"Blackness as Archipelago" at Black Portraitures IV, Harvard University

On 3/23 Amrit Trewn and Myself have organized a panel "Blackness as Archipelago" to develop the archipelagic framework with five unique persepctives at Black Portraitures "The Color of Silence," held at Harvard University.  Panel description below:

 This panel considers islands as both sites and conceptual positions for black futures. The scholars and artists will explore both the material and socio-political conditions that islands may produce: isolation and enclosure, dependencies and linkages, peripheral fugitivities and radical political subjectivities.
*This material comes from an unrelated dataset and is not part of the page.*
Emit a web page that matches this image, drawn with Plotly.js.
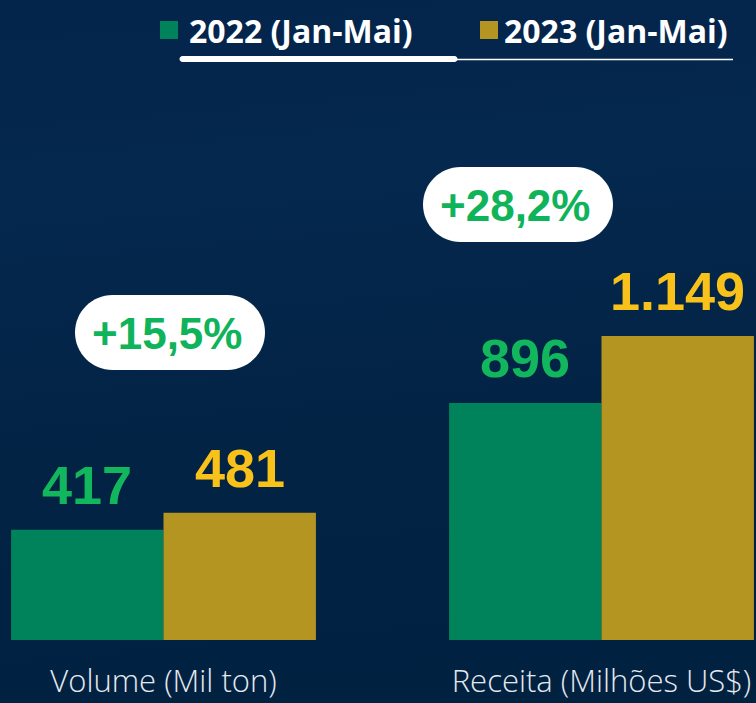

What do we gain from thinking about blackness as Archipelago? How do the material effects of racial-capitalism manifest in similarly bounded experiences around the globe? And how can thinking about blackness in this way open new lines of inquiry into the study of black social, political, and ecological experience? These presentations learn from the poetry of Édouard Glissant, Derek Walcott, and Kamau Braithwaite as well as scholarship of Carmen Beatriz Llenín Figueroa, Antonio Benítez-Rojo, and Michelle Stephens, who have long theorized the archipelago in relation to being, the continental, and blackness. Ayasha Guerin (NYU, American Studies), Amrit Trewn (NYU, American Studies), Lindiwe Malindi (University of the Witwatersrand, Sociology), Ron Morisson (University of Southern California, Cinematic Arts) and Justin French (Photographer, New York) will model methodologies for attending to images and cartographies of island-spaces that imagine alternative black futures.